I mean, just look at him. But when would I use him?
But more than anything else, what makes me react more strongly than a grown man should to the loss of one game among many is the feeling of wasted potential. I read old Whie Dwarf magazine with a similar gut reaction as I get when I read a book by Pratchett, Jordan or Eddings. It is the same feeling I get when I see gif sets of Alan Rickman, or when I watch the last episode of Firefly. I realize that these things carry very different amounts of dignity; I am not trying to belittle the very real loss a real person's passing represents, by comparing it with something as trivial as a game. But whether it is the fact that there will never be another old-style Nightwish song, or the knowledge that my grandfather has built his last piece of furniture (he passed last summer) there is a sense of unwelcome finality.

I've been looking through White Dwarfs from the year before the Age of Sigmar, and I cannot help but feel like the enthusiasm shown for Wood Elves and Maggoth Lords will forever go unfinished. The promise of the last years will forever be unrealized.

I feel I have been robbed of every game of Warhammer Fantasy I might have had left to play.

Googling 'wasted potential' generates a few band posters, a bunch of anti-marijuana stuff, a few comics and (de)motivationals, and this graph on wasted national economic potential.
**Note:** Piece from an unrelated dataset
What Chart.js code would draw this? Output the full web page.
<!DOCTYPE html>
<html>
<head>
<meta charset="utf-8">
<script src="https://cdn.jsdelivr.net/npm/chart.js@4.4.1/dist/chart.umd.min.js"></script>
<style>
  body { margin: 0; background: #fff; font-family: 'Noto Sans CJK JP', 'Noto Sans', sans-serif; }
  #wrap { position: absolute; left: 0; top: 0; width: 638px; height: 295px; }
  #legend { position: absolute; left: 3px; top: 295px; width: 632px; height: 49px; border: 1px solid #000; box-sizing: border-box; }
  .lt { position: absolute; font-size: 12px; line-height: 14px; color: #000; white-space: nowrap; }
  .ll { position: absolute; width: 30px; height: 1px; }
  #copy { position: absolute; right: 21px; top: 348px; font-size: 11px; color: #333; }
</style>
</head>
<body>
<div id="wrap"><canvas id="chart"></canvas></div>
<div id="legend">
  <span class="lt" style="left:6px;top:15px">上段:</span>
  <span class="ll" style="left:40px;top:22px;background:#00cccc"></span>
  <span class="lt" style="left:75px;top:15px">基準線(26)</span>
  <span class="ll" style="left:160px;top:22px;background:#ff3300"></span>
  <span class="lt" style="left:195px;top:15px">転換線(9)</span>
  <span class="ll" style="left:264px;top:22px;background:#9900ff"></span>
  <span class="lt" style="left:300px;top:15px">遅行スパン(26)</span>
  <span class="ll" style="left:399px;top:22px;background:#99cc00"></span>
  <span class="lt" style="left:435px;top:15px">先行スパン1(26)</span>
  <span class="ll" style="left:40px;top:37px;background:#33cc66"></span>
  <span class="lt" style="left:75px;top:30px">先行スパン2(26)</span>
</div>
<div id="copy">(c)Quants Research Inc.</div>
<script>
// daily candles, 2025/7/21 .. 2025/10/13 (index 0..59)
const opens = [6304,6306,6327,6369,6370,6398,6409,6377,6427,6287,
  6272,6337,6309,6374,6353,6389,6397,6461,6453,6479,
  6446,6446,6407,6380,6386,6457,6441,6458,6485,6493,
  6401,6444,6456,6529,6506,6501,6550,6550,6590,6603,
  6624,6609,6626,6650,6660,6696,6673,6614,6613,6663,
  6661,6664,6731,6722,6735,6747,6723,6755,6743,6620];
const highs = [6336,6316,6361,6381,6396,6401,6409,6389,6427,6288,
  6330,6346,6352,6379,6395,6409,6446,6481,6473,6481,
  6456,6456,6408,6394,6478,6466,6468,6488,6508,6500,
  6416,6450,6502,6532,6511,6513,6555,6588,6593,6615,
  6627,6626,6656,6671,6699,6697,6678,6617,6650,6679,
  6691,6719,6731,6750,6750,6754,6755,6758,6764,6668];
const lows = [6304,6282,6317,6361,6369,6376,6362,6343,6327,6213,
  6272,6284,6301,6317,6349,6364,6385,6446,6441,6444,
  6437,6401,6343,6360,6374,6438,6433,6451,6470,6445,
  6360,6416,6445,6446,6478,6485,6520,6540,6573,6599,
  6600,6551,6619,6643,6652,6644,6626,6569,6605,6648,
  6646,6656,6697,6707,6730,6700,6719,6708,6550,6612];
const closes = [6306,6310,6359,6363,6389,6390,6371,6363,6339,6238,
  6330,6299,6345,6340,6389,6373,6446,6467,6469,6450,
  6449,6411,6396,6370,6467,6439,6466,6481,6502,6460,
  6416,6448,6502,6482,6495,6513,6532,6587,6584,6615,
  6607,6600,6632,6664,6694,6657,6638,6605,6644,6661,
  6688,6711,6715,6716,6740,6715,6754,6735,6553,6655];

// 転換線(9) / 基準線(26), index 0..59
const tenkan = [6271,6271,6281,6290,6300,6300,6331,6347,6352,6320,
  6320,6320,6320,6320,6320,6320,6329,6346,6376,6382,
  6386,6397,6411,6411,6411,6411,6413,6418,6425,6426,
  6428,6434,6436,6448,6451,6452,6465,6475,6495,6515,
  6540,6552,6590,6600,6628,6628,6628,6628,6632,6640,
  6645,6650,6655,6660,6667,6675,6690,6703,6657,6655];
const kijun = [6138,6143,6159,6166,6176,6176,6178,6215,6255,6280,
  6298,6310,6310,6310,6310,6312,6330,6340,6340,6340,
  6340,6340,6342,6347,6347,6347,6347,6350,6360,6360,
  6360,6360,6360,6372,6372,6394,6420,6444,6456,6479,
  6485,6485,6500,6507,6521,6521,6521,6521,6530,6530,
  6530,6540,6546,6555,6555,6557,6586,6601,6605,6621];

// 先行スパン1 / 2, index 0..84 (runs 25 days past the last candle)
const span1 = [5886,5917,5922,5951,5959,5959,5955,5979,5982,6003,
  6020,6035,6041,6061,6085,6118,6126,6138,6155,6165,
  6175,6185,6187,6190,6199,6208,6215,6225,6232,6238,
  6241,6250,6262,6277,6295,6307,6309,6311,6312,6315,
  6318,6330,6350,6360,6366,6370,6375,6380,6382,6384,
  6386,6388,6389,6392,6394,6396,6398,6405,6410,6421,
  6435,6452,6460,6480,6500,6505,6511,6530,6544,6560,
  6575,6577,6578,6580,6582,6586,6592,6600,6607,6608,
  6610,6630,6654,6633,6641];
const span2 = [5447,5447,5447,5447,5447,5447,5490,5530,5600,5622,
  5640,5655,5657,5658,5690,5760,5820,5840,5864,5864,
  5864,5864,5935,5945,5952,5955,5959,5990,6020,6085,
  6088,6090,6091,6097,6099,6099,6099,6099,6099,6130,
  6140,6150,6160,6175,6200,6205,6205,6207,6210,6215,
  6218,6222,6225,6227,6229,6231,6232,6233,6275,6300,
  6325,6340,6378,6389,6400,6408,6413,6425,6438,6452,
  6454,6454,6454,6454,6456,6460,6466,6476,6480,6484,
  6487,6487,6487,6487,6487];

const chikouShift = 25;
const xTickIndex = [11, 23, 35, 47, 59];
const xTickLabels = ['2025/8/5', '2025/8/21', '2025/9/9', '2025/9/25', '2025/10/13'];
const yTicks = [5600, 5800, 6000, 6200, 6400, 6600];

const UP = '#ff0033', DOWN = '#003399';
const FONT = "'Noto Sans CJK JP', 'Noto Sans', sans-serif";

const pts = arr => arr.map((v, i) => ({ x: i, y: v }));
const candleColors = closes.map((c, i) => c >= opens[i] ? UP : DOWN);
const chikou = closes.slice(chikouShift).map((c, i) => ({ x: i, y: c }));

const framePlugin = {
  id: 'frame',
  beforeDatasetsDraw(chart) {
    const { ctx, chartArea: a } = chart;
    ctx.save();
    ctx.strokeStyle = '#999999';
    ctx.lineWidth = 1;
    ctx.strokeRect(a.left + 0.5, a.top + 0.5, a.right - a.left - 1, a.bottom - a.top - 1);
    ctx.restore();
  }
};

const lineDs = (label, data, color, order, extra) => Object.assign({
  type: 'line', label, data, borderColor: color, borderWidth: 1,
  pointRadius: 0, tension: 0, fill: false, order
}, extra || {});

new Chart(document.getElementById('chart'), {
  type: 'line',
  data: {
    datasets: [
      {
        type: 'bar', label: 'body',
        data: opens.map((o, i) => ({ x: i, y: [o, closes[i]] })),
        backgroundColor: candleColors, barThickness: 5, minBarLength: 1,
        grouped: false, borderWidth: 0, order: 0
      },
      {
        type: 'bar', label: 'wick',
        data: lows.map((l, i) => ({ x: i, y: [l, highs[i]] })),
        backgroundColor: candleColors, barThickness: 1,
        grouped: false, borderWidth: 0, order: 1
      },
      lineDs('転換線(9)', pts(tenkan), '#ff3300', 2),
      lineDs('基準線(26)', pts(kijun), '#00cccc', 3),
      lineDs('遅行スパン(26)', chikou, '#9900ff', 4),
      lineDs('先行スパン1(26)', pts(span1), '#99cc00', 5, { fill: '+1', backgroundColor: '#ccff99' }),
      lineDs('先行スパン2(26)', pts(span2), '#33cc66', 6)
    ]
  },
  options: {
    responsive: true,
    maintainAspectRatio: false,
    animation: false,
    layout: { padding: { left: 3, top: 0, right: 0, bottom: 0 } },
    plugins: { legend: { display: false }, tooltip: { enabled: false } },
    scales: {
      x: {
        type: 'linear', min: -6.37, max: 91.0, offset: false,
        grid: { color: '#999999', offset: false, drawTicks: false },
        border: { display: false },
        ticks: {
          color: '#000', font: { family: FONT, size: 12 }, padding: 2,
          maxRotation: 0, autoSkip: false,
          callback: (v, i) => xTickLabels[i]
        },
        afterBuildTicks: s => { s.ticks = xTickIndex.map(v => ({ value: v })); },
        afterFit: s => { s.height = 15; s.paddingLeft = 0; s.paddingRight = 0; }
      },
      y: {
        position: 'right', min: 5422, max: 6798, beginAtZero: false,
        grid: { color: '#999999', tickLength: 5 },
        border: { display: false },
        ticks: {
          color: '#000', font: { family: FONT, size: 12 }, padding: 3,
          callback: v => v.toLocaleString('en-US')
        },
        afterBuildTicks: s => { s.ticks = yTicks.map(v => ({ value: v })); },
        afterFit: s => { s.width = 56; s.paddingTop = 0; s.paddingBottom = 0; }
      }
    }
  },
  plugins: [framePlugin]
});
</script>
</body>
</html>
So I chose this one.

But even beyond that, it is difficult to not feel deceived. I know that Games Workshop is a company, that I have no ownership of their games and that they do not owe me any courtesies. I know that, however much it might feel that way, none of the people whose words have shaped such a significant part of my life has any notion of my existence, and I know that this is obvious. I even understand why they did as they did.
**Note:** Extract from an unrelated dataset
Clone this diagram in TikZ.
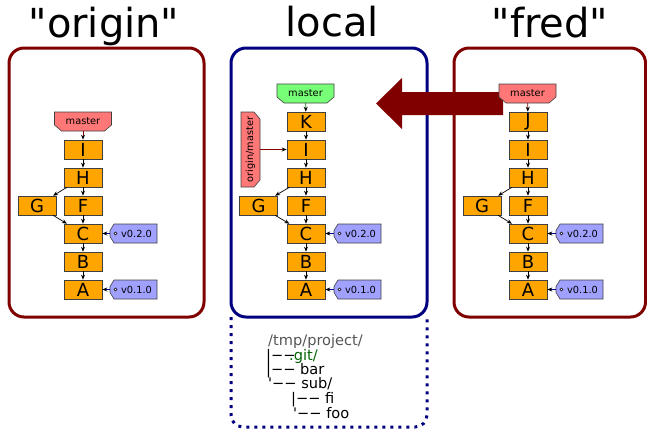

But nonetheless, I feel like I was offered a promise of something. A promise which was then not only reneged on, but twisted into a cruel joke, at my expense. Instead of a new life for a passion that had been dwindling, I was offered but the briefest glance before the vision was torn away and replaced with a crude painting on a stage set.

And with that illusion, a part of my childhood died. And when I look at the pictures in the old magazines, the old Army Books, or the models I have spent so many hours on, I am reminded that, like the house my best friend lived in when we were children, my first wargame has been torn down. And just as with the house, even though it was allegedly torn down to make way for something new and better, there is still nothing but weeds growing where it used to stand. I have lost something, and though I know I am owed nothing in return, I keep waiting to be giving something in return, in vain.

So I am left with armies that will never march gain, but which will nonetheless remain, for I know I'll never bring myself to throw that amount of time and effort away. I am left with books and books of rules that will never be updated or even replaced, but which, likewise, will have to remain.

And that is why the change of a silly game still upsets me more than six months later, even though I know it shouldn't.

Ta.  

1 comment:

  1. I know a lot of people feel the same way. I was pretty late to Warhammer, so it didn't hit me as hard. Something similar happened for me when FASA closed years and years ago. I had just made a huge order (probably $50, ah the good old days) and was filled with excitement for when all of my books and minis would arrive. They never came. I got a check back for $20, as they did not even have the funds to refund my whole payment. It wasn't just sad, it felt twisted.